For a family friendly stretch of sand
Swanage is THE Dorset beach for families looking for the full coastal package. It ticks off clean, Blue Flag waters, sandcastle-perfect sand and nearby facilities by the bucketload. Nearby car parks give you access to restaurants, cafes, souvenir shops, ice cream stalls, amusements, play areas, beach huts and bathrooms. Plus, of course, the beach itself. Most of which sound very wallet heavy. Thankfully, the shallow, sheltered waters are the perfect place for some free activities. Think snorkelling, swimming, paddling, shell hunting and fishing.

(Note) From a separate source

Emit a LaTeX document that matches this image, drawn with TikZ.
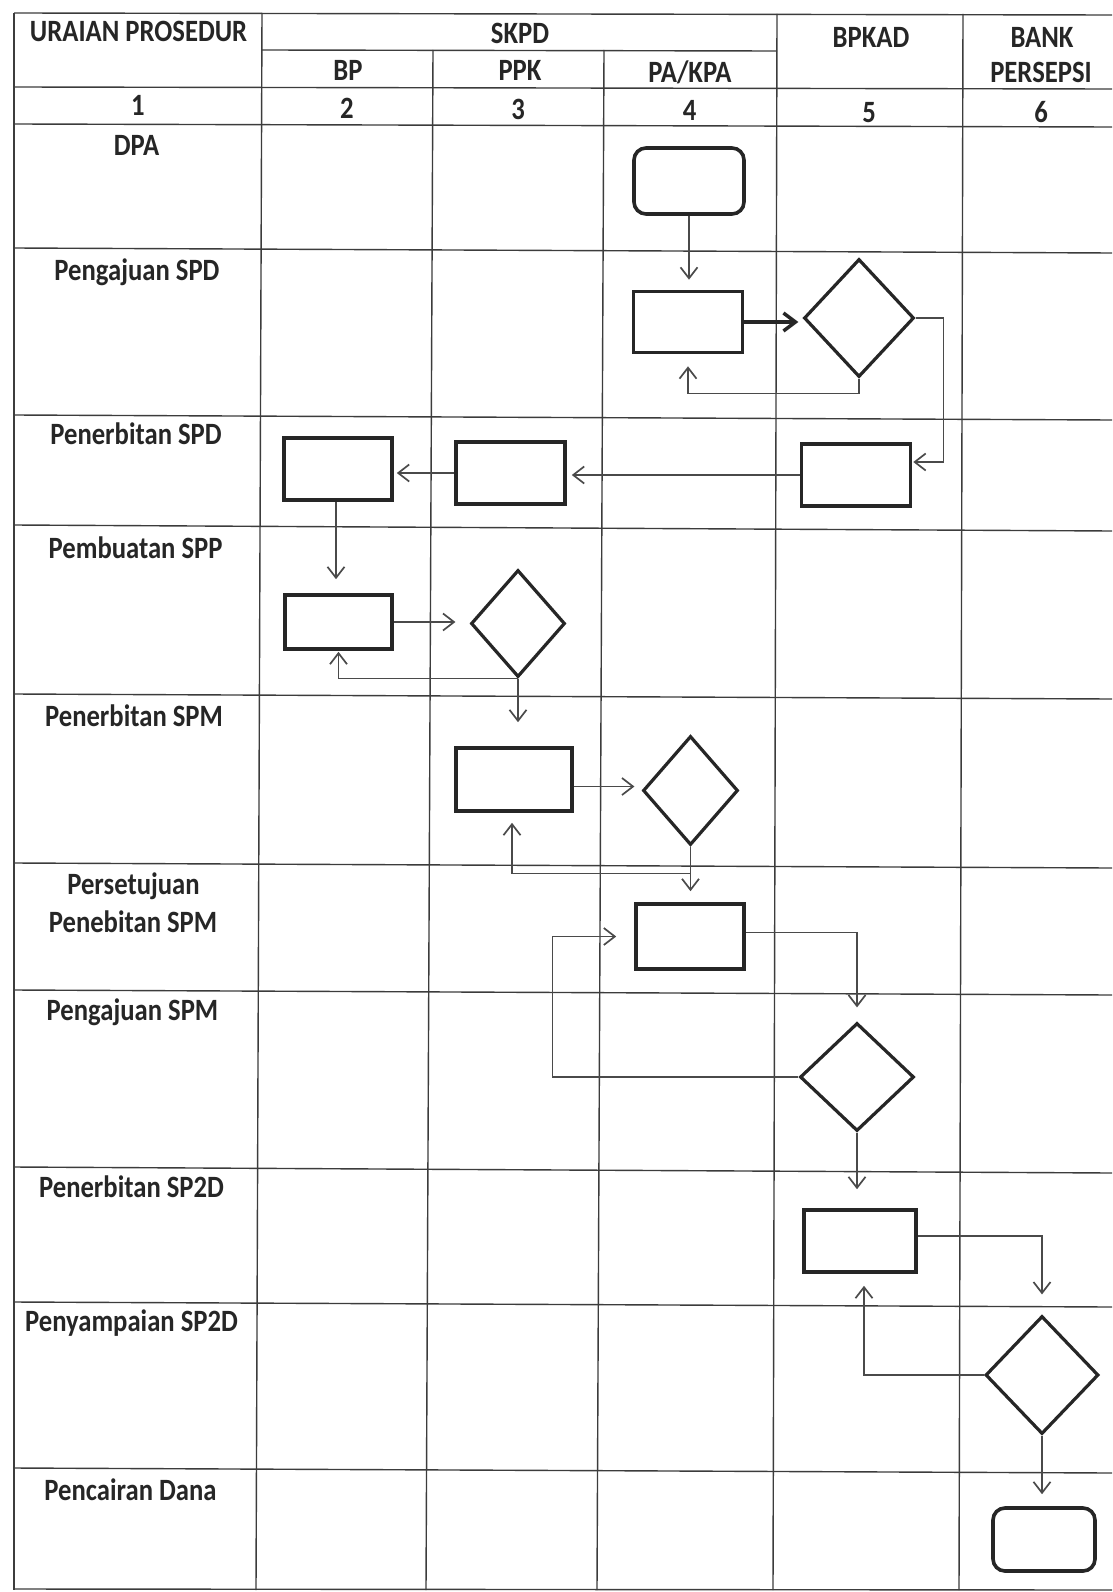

If your car is loaded with a little water sports gear, kayaking and windsurfing is an option too.
To see spoonbills from the shore
The best beaches in Dorset come with the opportunity to see some pretty rare wildlife. To max out your chances of spotting something beyond sea gulls and pigeons, head to Shipstal Beach within RSPB Arne. Before you’ve even left the car park, you can see siskins and nuthatches on the bird feeders. Though a white-tailed sea eagle has been spotted circling above too. Head out onto the reserve trails and you could see one of the resident flock of spoonbills, feeding alongside cormorants, greenshanks and red breasted mergansers. From the hide, curlews, shelducks, teal, brent geese and wigeon add to your tally of wading birds, ducks and geese.
For fossil hunting
If you know your ammonites from your belemnites, you’ll know Charmouth is a fossil-strewn spot. It’s also where everyone heads to pick up finds right from the beach. Which could see you leaving empty handed – particularly in peak season where everyone wants a Dorset souvenir. So try scoping out the shingle of Ringstead Bay instead. The quieter shoreline is still safe enough to explore for families and also happens to be one of the small number of dog friendly Dorset beaches that allow canine companions on the coastline, all year round.

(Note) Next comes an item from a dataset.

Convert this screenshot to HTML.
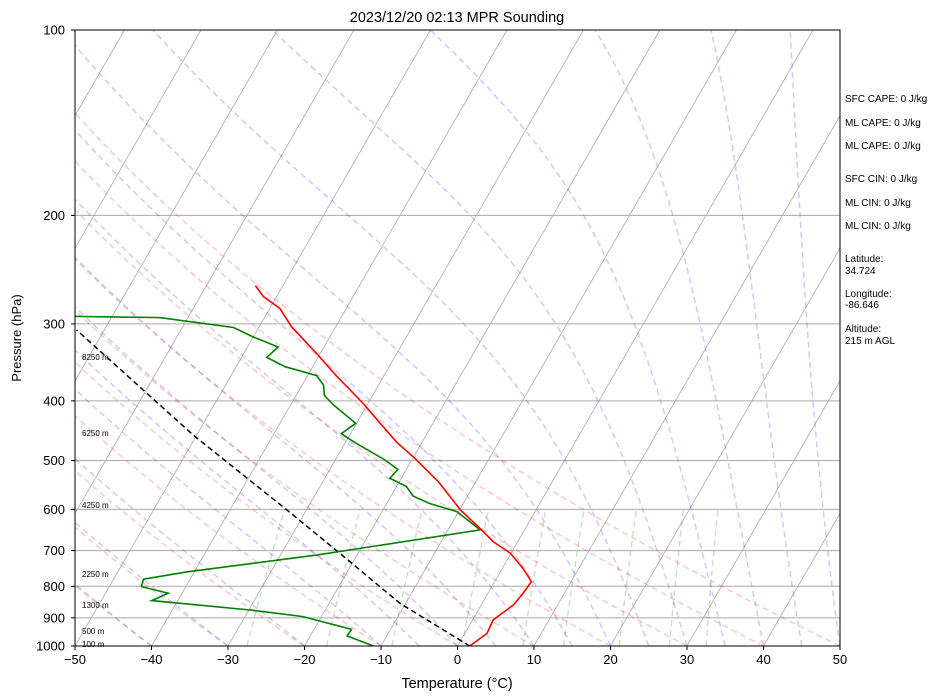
<!DOCTYPE html>
<html><head><meta charset="utf-8"><style>
body{margin:0;background:#fff;}
svg{display:block;font-family:"Liberation Sans","DejaVu Sans",sans-serif;}
</style></head><body>
<svg id="chart" width="947" height="700" viewBox="0 0 947 700" xmlns="http://www.w3.org/2000/svg">
<defs><clipPath id="clip"><rect x="75" y="30" width="765" height="616"/></clipPath></defs>
<rect x="0" y="0" width="947" height="700" fill="#fff"/>
<text x="457" y="22" font-size="14.5" text-anchor="middle">2023/12/20 02:13 MPR Sounding</text>
<g id="bg" clip-path="url(#clip)"></g>
<g id="data" clip-path="url(#clip)"></g>
<rect x="75" y="30" width="765" height="616" fill="none" stroke="#000" stroke-width="1"/>
<g id="axes"></g>
<text x="21" y="338" font-size="13" text-anchor="middle" transform="rotate(-90 21 338)">Pressure (hPa)</text>
<text x="457" y="688" font-size="14.5" text-anchor="middle">Temperature (°C)</text>
<g font-size="8" fill="#000">
<text x="82" y="360">8250 m</text><text x="82" y="436">6250 m</text><text x="82" y="508">4250 m</text>
<text x="82" y="577">2250 m</text><text x="82" y="608">1300 m</text><text x="82" y="634">500 m</text><text x="82" y="647">100 m</text>
</g>
<g font-size="10" fill="#000">
<text x="845" y="102">SFC CAPE: 0 J/kg</text><text x="845" y="126">ML CAPE: 0 J/kg</text><text x="845" y="149">ML CAPE: 0 J/kg</text>
<text x="845" y="182">SFC CIN: 0 J/kg</text><text x="845" y="206">ML CIN: 0 J/kg</text><text x="845" y="229">ML CIN: 0 J/kg</text>
<text x="845" y="262">Latitude:</text><text x="845" y="274">34.724</text>
<text x="845" y="297">Longitude:</text><text x="845" y="308">-86.646</text>
<text x="845" y="332">Altitude:</text><text x="845" y="344">215 m AGL</text>
</g>
</svg>
<script>
const tempP=[1000,954,907,858,821,786,748,707,677,648,601,541,496,467,435,404,365,335,303,283,271,260];
const tempT=[1.6,2.9,2.7,4.2,4.6,4.8,2.7,-0.1,-3.2,-5.6,-9.9,-14.9,-19.7,-23.3,-26.9,-30.6,-36.1,-40.5,-45.8,-48.7,-51.7,-53.6];
const dewP=[1000,963,940,896,874,844,821,801,779,758,712,648,605,587,571,551,534,517,499,466,452,435,406,392,377,364,352,340,327,315,304,293,291];
const dewT=[-11.0,-15.2,-15.1,-22.4,-29.8,-43.4,-41.8,-45.8,-46.1,-41.0,-25.3,-5.8,-10.2,-14.4,-17.1,-18.7,-21.5,-21.1,-23.5,-29.0,-31.2,-30.1,-34.4,-36.3,-37.2,-38.8,-43.6,-46.7,-46.0,-50.0,-53.3,-63.7,-80];
const parcelP=[1000,853,707,601,455,307];
const parcelT=[1.6,-10.7,-22.4,-32.6,-50.4,-73.6];
const pTicks=[100,200,300,400,500,600,700,800,900,1000];
const tTicks=[-50,-40,-30,-20,-10,0,10,20,30,40,50];
const mixRatios=[0.0004,0.001,0.002,0.004,0.007,0.01,0.016,0.024,0.032];
const dryT0=[-50,-40,-30,-20,-10,0,10,20,30,40,50];
const moistT0=[-50,-40,-30,-20,-10,-5,0,5,10,15,20,25,30,35,40,45,50];

const NS='http://www.w3.org/2000/svg';
const X0=75,X1=840,YB=646,YT=30,TMIN=-50,TMAX=50,SK=0.577;
const pxT=(X1-X0)/(TMAX-TMIN);
function yP(p){return YB-(YB-YT)*Math.log10(1000/p);}
function xT(t,p){return X0+(t-TMIN)*pxT+(YB-yP(p))*SK;}
function mk(tag,attrs,parent){const e=document.createElementNS(NS,tag);for(const k in attrs)e.setAttribute(k,attrs[k]);parent.appendChild(e);return e;}
function pathD(ps,ts){return ps.map((p,i)=>(i?'L':'M')+xT(ts[i],p).toFixed(1)+','+yP(p).toFixed(1)).join('');}
const bg=document.getElementById('bg'),dg=document.getElementById('data'),ax=document.getElementById('axes');

pTicks.forEach(p=>{const l=mk('line',{x1:X0,x2:X1,y1:yP(p),y2:yP(p),stroke:'#aaa','stroke-width':1},bg);

});
for(let t=-160;t<=50;t+=10){const l=mk('line',{x1:xT(t,1000),y1:yP(1000),x2:xT(t,100),y2:yP(100),stroke:'#aaa','stroke-width':0.8},bg);

}
const pl=[];for(let p=1000;p>=100;p-=10)pl.push(p);
dryT0.forEach(th=>{const ts=pl.map(p=>(th+273.15)*Math.pow(p/1000,0.2857)-273.15);
const e=mk('path',{d:pathD(pl,ts),fill:'none',stroke:'rgba(255,0,0,0.22)','stroke-width':1.5,'stroke-dasharray':'6,4'},bg);

});
function es(T){return 6.112*Math.exp(17.67*T/(T+243.5));}
function moist(t0){const ps=[],ts=[];let T=t0+273.15;for(let p=1000;p>=100;p-=5){ps.push(p);ts.push(T-273.15);
const rs=0.622*es(T-273.15)/(p-es(T-273.15));const dTdp=(287.04*T+2.501e6*rs)/(p*(1005.7+2.501e6*2.501e6*rs*0.622/(287.04*T*T)));T-=dTdp*5;}return [ps,ts];}
moistT0.forEach(t0=>{const [ps,ts]=moist(t0);const e=mk('path',{d:pathD(ps,ts),fill:'none',stroke:'rgba(60,40,255,0.25)','stroke-width':1.5,'stroke-dasharray':'6,4'},bg);

});
const pm=[];for(let p=1000;p>=600;p-=10)pm.push(p);
mixRatios.forEach(w=>{const ts=pm.map(p=>{const e=p*w/(0.622+w);const l=Math.log(e/6.112);return 243.5*l/(17.67-l);});
const e=mk('path',{d:pathD(pm,ts),fill:'none',stroke:'rgba(0,128,0,0.22)','stroke-width':1.5,'stroke-dasharray':'6,4'},bg);

});
const pp=mk('path',{d:pathD(parcelP,parcelT),fill:'none',stroke:'#000','stroke-width':1.5,'stroke-dasharray':'5.5,3.5'},dg);


const dp=mk('path',{d:pathD(dewP,dewT),fill:'none',stroke:'green','stroke-width':1.6},dg);


const tp=mk('path',{d:pathD(tempP,tempT),fill:'none',stroke:'red','stroke-width':1.6},dg);


pTicks.forEach(p=>{const y=yP(p);mk('line',{x1:X0-4,x2:X0,y1:y,y2:y,stroke:'#000'},ax);
const t=mk('text',{x:X0-10,y:y+4.5,'font-size':13,'text-anchor':'end'},ax);t.textContent=p;

});
tTicks.forEach(v=>{const x=X0+(v-TMIN)*pxT;mk('line',{x1:x,x2:x,y1:YB,y2:YB+4,stroke:'#000'},ax);
const t=mk('text',{x:x,y:YB+18,'font-size':13,'text-anchor':'middle'},ax);t.textContent=(v<0?'\u2212'+(-v):v);

});
</script>
</body></html>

To surf Dorset’s best waves
The Dorset beach that lures surfers from across the UK? Kimmeridge Bay. When the swell’s on point, it serves up some of the best conditions in the country. What makes it so appealing, is the mixed ability waves on offer. Beginners will want to head east to catch their first waves in the ‘ledges’ part of the shore. Practice popping up and warm up before moving on to the Bay. This is strictly for surfers who’ve mastered the board and can handle big waves. The third section – the Bench, really is for surf pros only.
Orbzii tip: Part of the beach is on an MOD range – access can be restricted during training, so check before you strap the surfboard to the roof rack and head out.
To seek out a secret beach
Finding some of the best Dorset beaches takes a little leg work – and some map skills. There are a few tucked away coves to track down, but Orbzii’s pick of the bunch is White Nothe Beach. Start at the Ringstead Bay car park and point your hiking boots east. You’ll be trekking along the South West Coastal Path – taking in views of Durdle Door in the distance – and the white chalk cliffs nearby. When you reach White Noth, you’ll need to take on the twists and turns of the Smuggler’s Path before the final challenge – a ladder to the beach. Not for the faint-hearted, but the likely reward? With easier shores peppering the coast up for grabs, you’re likely to have this one all to yourselves.
If you’re in the market for a little old school, seaside resort action, Lyme Regis will charm your flip flops off. It delivers on all the Dorset beach priorities – fossils, food and fun, without ever tipping over into tacky. The promenade allows you to wander in the slipstream of the quintessential seaside scent – freshly fried fish and chips, while you take in the views of sandcastle building, swimming and sunbathing on the sands. It can be a little bustling at times, but that’s all thanks to its narrow streets. Here, you’ll find top notch eateries (if you’ve summoned enough will power to refuse the chips) and boutiques selling everything from local art to impressive fossil finds.
Orbzii tip: Fossils are a big deal in Lyme Regis. It’s where Mary Anning, an English paleontologist, made her big finds. Kate Winslet played her in the film Ammonite, which was filmed in Lyme Regis – and wider Dorset. Eyes peeled then for filming locations – and fossils.